Its American author, Susan Glaspell, was a founding member of the legendary Provincetown Players, which helped to launch Eugene O'Neill. In her day likened to Shaw and Ibsen, she has fallen into neglect. Kate Saxon's captivating revival of this unpublished play reveals Glaspell's gift for trenchant and delightful comedy. Vividly evoking the era of bobbed hair and birth-control activism, the piece combines polemical punch with a giddy screwball quality.

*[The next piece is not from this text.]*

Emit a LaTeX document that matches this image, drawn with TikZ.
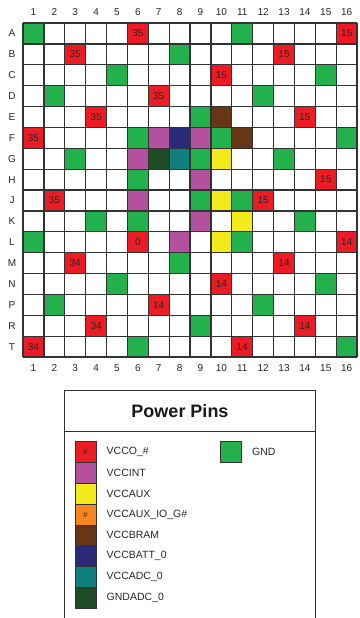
\documentclass[tikz,border=0pt]{standalone}
\usepackage{fontspec}
\setmainfont{Liberation Sans}
\definecolor{cvcco}{HTML}{ED1C24}
\definecolor{cvco}{HTML}{ED1C24}
\definecolor{cgnd}{HTML}{22B14C}
\definecolor{cvint}{HTML}{B4519F}
\definecolor{cvaux}{HTML}{F2EA1A}
\definecolor{cvauxio}{HTML}{F7861F}
\definecolor{cbram}{HTML}{673614}
\definecolor{cbatt}{HTML}{2A2A78}
\definecolor{cvadc}{HTML}{0F7F7F}
\definecolor{cgadc}{HTML}{1E4A25}
\definecolor{cline}{HTML}{333333}
\begin{document}
\begin{tikzpicture}[x=1pt,y=-1pt,
  gridline/.style={draw=cline,line width=1.3pt},
  axislab/.style={font=\fontsize{10}{11}\selectfont,text=black!85,inner sep=0pt},
  cellnode/.style={minimum size=20.88pt,inner sep=0pt,draw=none,font=\fontsize{10}{11}\selectfont,text=black!85},
  swatch/.style={minimum size=20.8pt,inner sep=0pt,draw=cline,line width=0.8pt,font=\fontsize{7.5}{8}\selectfont,text=black!85},
  leglab/.style={anchor=west,inner sep=0pt,font=\fontsize{10.5}{12}\selectfont,text=black!85},
  boxline/.style={draw=cline,line width=1pt}]
\useasboundingbox (0,0) rectangle (359,618);
\def\cs{20.88}
\def\gx{23}
\def\gy{23}
% pins
\foreach \r/\c/\col/\t in {
 1/1/cgnd/{},1/6/cvco/35,1/11/cgnd/{},1/16/cvco/15,
 2/3/cvco/35,2/8/cgnd/{},2/13/cvco/15,
 3/5/cgnd/{},3/10/cvco/15,3/15/cgnd/{},
 4/2/cgnd/{},4/7/cvco/35,4/12/cgnd/{},
 5/4/cvco/35,5/9/cgnd/{},5/10/cbram/{},5/14/cvco/15,
 6/1/cvco/35,6/6/cgnd/{},6/7/cvint/{},6/8/cbatt/{},6/9/cvint/{},6/10/cgnd/{},6/11/cbram/{},6/16/cgnd/{},
 7/3/cgnd/{},7/6/cvint/{},7/7/cgadc/{},7/8/cvadc/{},7/9/cgnd/{},7/10/cvaux/{},7/13/cgnd/{},
 8/6/cgnd/{},8/9/cvint/{},8/15/cvco/15,
 9/2/cvco/35,9/6/cvint/{},9/9/cgnd/{},9/10/cvaux/{},9/11/cgnd/{},9/12/cvco/15,
 10/4/cgnd/{},10/6/cgnd/{},10/9/cvint/{},10/11/cvaux/{},10/14/cgnd/{},
 11/1/cgnd/{},11/6/cvco/0,11/8/cvint/{},11/10/cvaux/{},11/11/cgnd/{},11/16/cvco/14,
 12/3/cvco/34,12/8/cgnd/{},12/13/cvco/14,
 13/5/cgnd/{},13/10/cvco/14,13/15/cgnd/{},
 14/2/cgnd/{},14/7/cvco/14,14/12/cgnd/{},
 15/4/cvco/34,15/9/cgnd/{},15/14/cvco/14,
 16/1/cvco/34,16/6/cgnd/{},16/11/cvco/14,16/16/cgnd/{}}{
  \node[cellnode,fill=\col] (p-\r-\c) at ({\gx+\cs*(\c-0.5)},{\gy+\cs*(\r-0.5)}) {\t};
}
% grid lines
\foreach \i in {0,...,16}{
  \draw[gridline] ({\gx+\cs*\i},\gy) -- ({\gx+\cs*\i},{\gy+16*\cs});
  \draw[gridline] (\gx,{\gy+\cs*\i}) -- ({\gx+16*\cs},{\gy+\cs*\i});
}
% axis labels
\foreach \r [count=\i] in {A,B,C,D,E,F,G,H,J,K,L,M,N,P,R,T}{
  \node[axislab] (row-\r) at (12,{\gy+\cs*(\i-0.5)}) {\r};
}
\foreach \c in {1,...,16}{
  \node[axislab] (top-\c) at ({\gx+\cs*(\c-0.5)},12.5) {\c};
  \node[axislab] (bot-\c) at ({\gx+\cs*(\c-0.5)},368) {\c};
}
% legend box
\coordinate (lb-bl) at (64.5,618);
\coordinate (lb-tl) at (64.5,390);
\coordinate (lb-tr) at (315,390);
\coordinate (lb-br) at (315,618);
\draw[boxline] (lb-bl) -- (lb-tl) -- (lb-tr) -- (lb-br);
\coordinate (dv-l) at (64.5,431.5);
\coordinate (dv-r) at (315,431.5);
\draw[boxline] (dv-l) -- (dv-r);
\node[inner sep=0pt,font=\fontsize{18}{20}\selectfont\bfseries,text=black!90] (title) at (180,411.5) {Power Pins};
% legend swatches
\foreach \col/\t/\lab [count=\k] in {
 cvcco/\#/VCCO\_\#, cvint/{}/VCCINT, cvaux/{}/VCCAUX, cvauxio/\#/VCCAUX\_IO\_G\#,
 cbram/{}/VCCBRAM, cbatt/{}/VCCBATT\_0, cvadc/{}/VCCADC\_0, cgadc/{}/GNDADC\_0}{
  \node[swatch,fill=\col] (sw-\k) at (85.5,{441.7+20.8*(\k-0.5)}) {\t};
  \node[leglab] (lab-\k) at (106.5,{441.7+20.8*(\k-0.5)}) {\lab};
}
\node[swatch,fill=cgnd] (sw-gnd) at (231.2,452.1) {};
\node[leglab] (lab-gnd) at (252,452.1) {GND};
\end{tikzpicture}
\end{document}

At the centre of proceedings is the banker/poet Seymore Standish. On trips to New York, he hobnobs with progressive types and writes verse. Back in his Midwestern hometown, he's a golf- and bridge-playing pillar of the community. He makes out that he'd be a great poet if only he could shed the shackles of bourgeois respectability. The amusing scenes detailing his domestic set-up belie this claim. His wife Diantha, whom he patronisingly calls Dotty, is no fool and nurses a desire for change that, unlike his, is genuine, while his mother creates rag dolls that are, though unrecognised as such, subversively satiric portraits of their censorious neighbours.

Glaspell engineers a collision between the reactionary Midwest and East Coast liberalism when Nora Powers, a bobbed zealot for birth control, descends on the town for a campaigning visit. The name suggests a link with Ibsen and the Shavian life force, but, as Ruth Everett's winning performance indicates, there's also a mischievously madcap charm in her assurance. Seymore (a lovely comic portrayal of two-faced self-interest from David Annen) harbours sexual desire for Nora but deplores her influence on his wife (the excellent Kate McGuinness), who, in a whirl of emulative liberation, has her hair bobbed and cancels stuffy social engagements.

Her behaviour calls Seymore's bluff and exposes the fact that, in this play, the truly radical impulses emanate from the women. Rather than offer false uplift, though, Glaspell dramatises the pressures that would push such a wife back into reluctant conformity – the incisive comedy all the more powerful for the note of bitter realism on which it ends.